[Source code of charts]
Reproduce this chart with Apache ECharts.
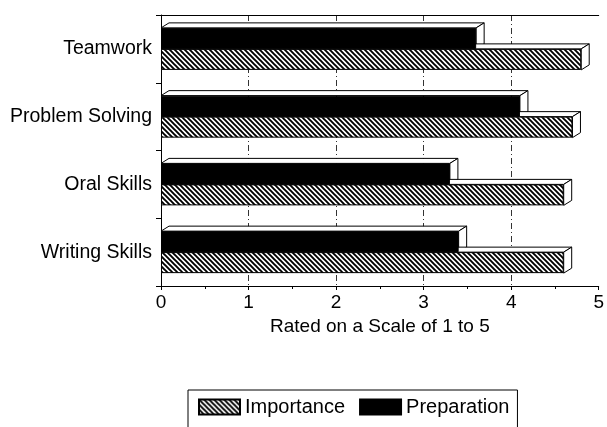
<!DOCTYPE html>
<html>
<head>
<meta charset="utf-8">
<script src="https://cdn.jsdelivr.net/npm/echarts@6/dist/echarts.min.js"></script>
<style>
  html, body { margin: 0; padding: 0; background: #fff; }
  #main { width: 607px; height: 427px; }
</style>
</head>
<body>
<div id="main"></div>
<script>
const categories = ["Teamwork", "Problem Solving", "Oral Skills", "Writing Skills"];
const importance = [4.8, 4.7, 4.6, 4.6];
const preparation = [3.6, 4.1, 3.3, 3.4];
const xTicks = [0, 1, 2, 3, 4, 5];

const BAR = 21;   // bar thickness
const DX = 8;     // depth of the 3D faces
const DY = 5;

// diagonal hatch for the Importance bars
function hatch() {
  const c = document.createElement("canvas");
  c.width = 5;
  c.height = 5;
  const ctx = c.getContext("2d");
  ctx.fillStyle = "#fff";
  ctx.fillRect(0, 0, 5, 5);
  ctx.strokeStyle = "#000";
  ctx.lineWidth = 1.9;
  ctx.beginPath();
  ctx.moveTo(-1, -1); ctx.lineTo(6, 6);
  ctx.moveTo(-1, 4); ctx.lineTo(1, 6);
  ctx.moveTo(4, -1); ctx.lineTo(6, 1);
  ctx.stroke();
  return c;
}

// top + side faces of each bar; [value, category index, 0 = preparation (upper) / 1 = importance (lower)]
const faces = [];
categories.forEach((c, i) => {
  faces.push([preparation[i], i, 0]);
  faces.push([importance[i], i, 1]);
});

function renderFaces(params, api) {
  const end = api.coord([api.value(0), api.value(1)]);
  const start = api.coord([0, api.value(1)]);
  const top = api.value(2) === 0 ? end[1] - BAR : end[1];
  const bot = top + BAR;
  const x0 = start[0], x1 = end[0];
  const style = { fill: "#fff", stroke: "#000", lineWidth: 1 };
  return {
    type: "group",
    children: [{
      type: "polygon",
      shape: { points: [[x0, top], [x0 + DX, top - DY], [x1 + DX, top - DY], [x1, top]] },
      style: style
    }, {
      type: "polygon",
      shape: { points: [[x1, top], [x1 + DX, top - DY], [x1 + DX, bot - DY], [x1, bot]] },
      style: style
    }]
  };
}

const font = "Liberation Sans";
const chart = echarts.init(document.getElementById("main"));
chart.setOption({
  animation: false,
  textStyle: { fontFamily: font },
  grid: { left: 161, right: 7, top: 15, height: 271 },
  legend: {
    top: 390,
    left: 188,
    data: [
      { name: "Importance", icon: "rect" },
      { name: "Preparation", icon: "rect" }
    ],
    itemWidth: 41,
    itemHeight: 15,
    itemGap: 14,
    padding: [7, 8, 20, 10],
    borderColor: "#000",
    borderWidth: 1,
    textStyle: { fontSize: 20, color: "#000", fontFamily: font }
  },
  xAxis: [{
    type: "value",
    min: 0,
    max: 5,
    interval: 1,
    name: "Rated on a Scale of 1 to 5",
    nameLocation: "middle",
    nameGap: 24,
    nameTextStyle: { fontSize: 19, color: "#000", verticalAlign: "top" },
    axisLine: { show: true, lineStyle: { color: "#000" } },
    axisTick: { show: true, length: 4, lineStyle: { color: "#000" } },
    minorTick: { show: true, splitNumber: 2, length: 3, lineStyle: { color: "#000" } },
    axisLabel: { fontSize: 19, color: "#000", margin: 7,
      formatter: v => xTicks.includes(v) ? String(v) : "" },
    splitLine: { show: true, showMinLine: false, showMaxLine: false,
      lineStyle: { color: "#333", type: [6, 3, 1, 3], width: 1 } }
  }, {
    type: "value",
    position: "top",
    min: 0,
    max: 5,
    axisLine: { show: true, lineStyle: { color: "#000" } },
    axisTick: { show: false },
    axisLabel: { show: false },
    splitLine: { show: false }
  }],
  yAxis: {
    type: "category",
    data: categories,
    inverse: true,
    axisLine: { show: true, lineStyle: { color: "#000" } },
    axisTick: { show: true, length: 5, lineStyle: { color: "#000" } },
    axisLabel: { fontSize: 19.5, color: "#000", margin: 9 }
  },
  series: [{
    name: "Preparation",
    type: "bar",
    data: preparation,
    barWidth: BAR,
    barGap: "0%",
    z: 3,
    itemStyle: { color: "#000", borderColor: "#000", borderWidth: 1 }
  }, {
    name: "Importance",
    type: "bar",
    data: importance,
    barWidth: BAR,
    barGap: "0%",
    z: 3,
    itemStyle: { color: { image: hatch(), repeat: "repeat" }, borderColor: "#000", borderWidth: 1 }
  }, {
    type: "custom",
    data: faces,
    encode: { x: 0, y: 1 },
    z: 2,
    silent: true,
    renderItem: renderFaces
  }]
});
</script>
</body>
</html>
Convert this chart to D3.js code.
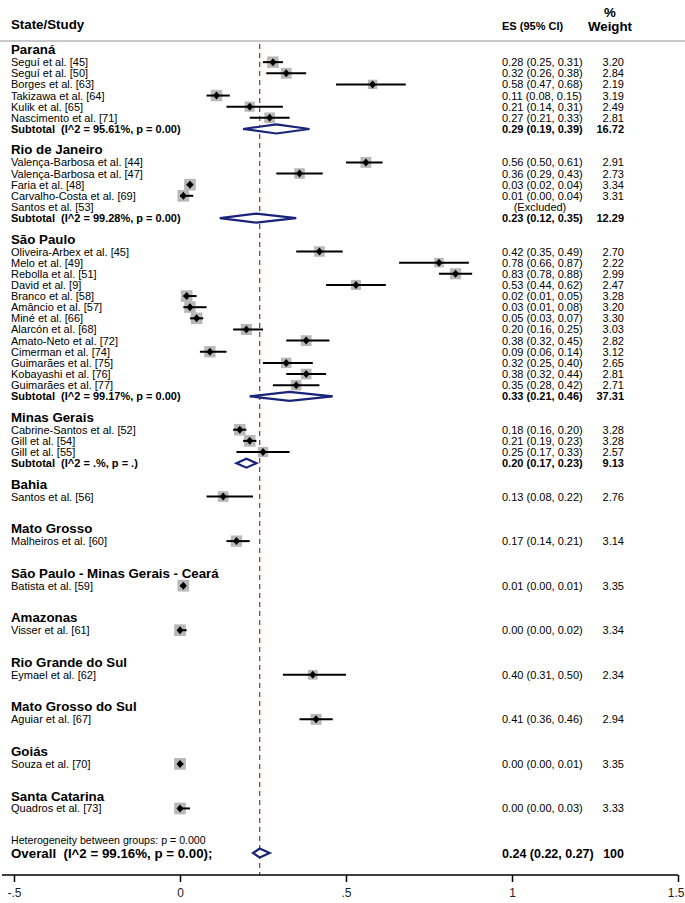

Problem requirements:
Of the lines above, how many hold the word "this"? Say the number alone.

Final result:
2